Porque não ouvir uma música de Natal à entrada do Verão, debaixo da figueira? Porque não rir-me do disparate de dedilhar o ecrã do computador? Porque não tomar banho de mar em Janeiro? Porque não sentir alegria na saudade e ser otimista quando tudo parece negro? Porque não render-me a novas maneiras de pensar, agir e sentir?
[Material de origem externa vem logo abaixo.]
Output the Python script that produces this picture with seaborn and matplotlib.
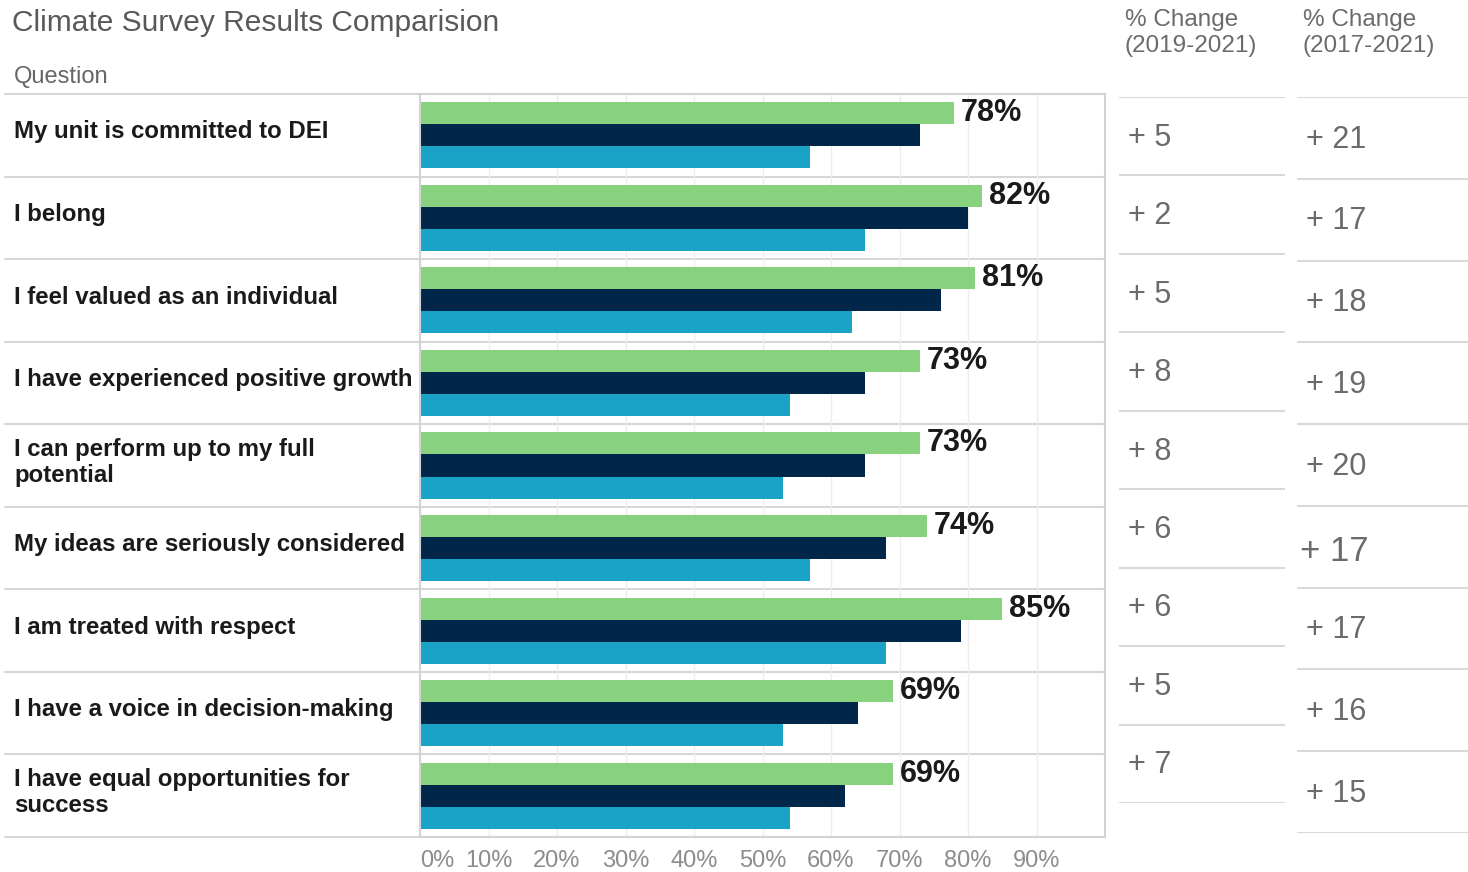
import matplotlib
matplotlib.use("Agg")
import numpy as np
import pandas as pd
import seaborn as sns
import matplotlib.pyplot as plt
from matplotlib import transforms

# ---------------- data ----------------
questions = [
    "My unit is committed to DEI",
    "I belong",
    "I feel valued as an individual",
    "I have experienced positive growth",
    "I can perform up to my full\npotential",
    "My ideas are seriously considered",
    "I am treated with respect",
    "I have a voice in decision-making",
    "I have equal opportunities for\nsuccess",
]
pct_2021 = [78, 82, 81, 73, 73, 74, 85, 69, 69]
pct_2019 = [73, 80, 76, 65, 65, 68, 79, 64, 62]
pct_2017 = [57, 65, 63, 54, 53, 57, 68, 53, 54]
chg_2019_2021 = [5, 2, 5, 8, 8, 6, 6, 5, 7]
chg_2017_2021 = [21, 17, 18, 19, 20, 17, 17, 16, 15]
years = ["2021", "2019", "2017"]
year_colors = ["#88D17F", "#00264A", "#1BA3C7"]
x_ticks = [0, 10, 20, 30, 40, 50, 60, 70, 80, 90]
title = "Climate Survey Results Comparision"
col_header = "Question"
change_headers = ["% Change\n(2019-2021)", "% Change\n(2017-2021)"]

# ---------------- style ----------------
sns.set_theme(style="white")
plt.rcParams["font.family"] = ["Liberation Sans", "DejaVu Sans"]

W, H = 1468, 872
fig = plt.figure(figsize=(W / 100, H / 100), dpi=100)


def rect(l, t, r, b):
    return [l / W, 1 - b / H, (r - l) / W, (b - t) / H]


ax = fig.add_axes(rect(420, 94, 1105, 837))

df = pd.DataFrame({
    "Question": questions * 3,
    "Year": [y for y in years for _ in questions],
    "Pct": pct_2021 + pct_2019 + pct_2017,
})

sns.barplot(data=df, y="Question", x="Pct", hue="Year", hue_order=years,
            order=questions, palette=year_colors, orient="h", width=0.8,
            saturation=1, linewidth=0, ax=ax, legend=False, errorbar=None)

ax.set_xlim(0, 100)
ax.set_ylim(len(questions) - 0.5, -0.5)
ax.set_xticks(x_ticks)
ax.set_xticklabels([f"{t}%" for t in x_ticks])
ax.tick_params(axis="x", length=0, pad=9, labelsize=17, labelcolor="#8c8c8c")
ax.get_xticklabels()[0].set_horizontalalignment("left")
ax.set_yticks([])
ax.set_xlabel("")
ax.set_ylabel("")
ax.xaxis.grid(True, color="#ededed", lw=1)
ax.set_axisbelow(True)
for s in ax.spines.values():
    s.set_color("#d3d3d3")
    s.set_linewidth(1.5)

# row separators extending into the label area
for b in np.arange(-0.5, len(questions), 1.0):
    ax.axhline(b, xmin=(5 - 420) / 685, xmax=1, color="#d6d6d6", lw=1.5,
               clip_on=False, zorder=0)

# value labels on green bars
ax.bar_label(ax.containers[0], labels=[f"{v}%" for v in pct_2021], padding=5,
             fontsize=22, fontweight="bold", color="#1a1a1a")

# row labels
trans = transforms.blended_transform_factory(fig.transFigure, ax.transData)
for i, q in enumerate(questions):
    ax.text(14 / W, i - 0.04, q, transform=trans, ha="left", va="center",
            fontsize=17.3, fontweight="bold", color="#1a1a1a", linespacing=1.15)

# titles
fig.text(12 / W, 1 - 23 / H, title, ha="left", va="center", fontsize=21.5,
         color="#595959")
fig.text(14 / W, 1 - 77 / H, col_header, ha="left", va="center", fontsize=17,
         color="#666666")

# change tables
tables = [
    (rect(1119, 97, 1285, 803), chg_2019_2021, change_headers[0], 1125, {}),
    (rect(1297, 97, 1468, 833), chg_2017_2021, change_headers[1], 1303,
     {5: 25}),
]
for r, vals, head, hx, big in tables:
    tax = fig.add_axes(r)
    tax.set_xlim(0, 1)
    tax.set_ylim(len(vals), 0)
    tax.axis("off")
    for b in range(len(vals) + 1):
        tax.axhline(b, color="#d9d9d9", lw=1.5)
    for i, v in enumerate(vals):
        fs = big.get(i, 22)
        dx = -0.04 if i in big else 0.0
        dy = 0.06 if i in big else 0.02
        tax.text(0.055 + dx, i + 0.5 + dy, f"+ {v}", ha="left", va="center",
                 fontsize=fs, color="#6b6b6b")
    fig.text(hx / W, 1 - 33 / H, head, ha="left", va="center", fontsize=17.5,
             color="#6b6b6b", linespacing=1.25)

fig.savefig("out.png", dpi=100)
Da mesma maneira que me farto de rir sozinha de cada vez que "ataco" convicta o ecrã do computador, também saberei rir-me de cada nova falha minha, corrigindo-a logo depois. Da mesma forma que ontem não encontrei motivos para desligar a música de Natal, também procurarei não encontrar razões para me opor ao ritmo com que a vida traz os novos acontecimentos, mesmo que me pareçam totalmente fora de época. Creio que este tipo de jogo de cintura me pode vir a ajudar a aproveitar melhor todos os dias e todas as encapotadas lições que eles trazem.

Ana Amorim Dias

Ser

Ser

Viver a vida que imaginámos pode ser bastante complicado.
Mas...e ser quem sonhámos ser? Será difícil?
Acho que o problema maior é as pessoas não sonharem com o SER e sim, com o TER. Quase todos sonharam ter a profissão de sonho, ter o amor ideal, ter a casa com piscina, ter os bons carros, ter dinheiro para tudo, ter, ter, ter.
Ter é fantástico, não digo o contrário. Mas SER é sem dúvida o mais importante.

Ser amado, ser amor,
ser feliz, ser sonhador.
Ser um ser que está em paz
com o seu jeito de ser.
Ser fogo, ser alegria,
ser paixão e ser magia.
Ser vontade que se aceita
E ser Ser que se constrói
Ser abundância, ser emoção,
Ser história, arte e razão.

Olhando para trás percebo que sempre sonhei mais em Ser do que em ter. Luto por ser. Todos os dias. Ser para mim e ser para os outros. Ser tudo o que amo, tudo o que valorizo. Quando começamos a ser o nosso próprio sonho, a vida começa também a ser como a sonhámos.
Deve ser por isso que tenho tanto. Por isso e por saber que mesmo quando não tenho... Sou.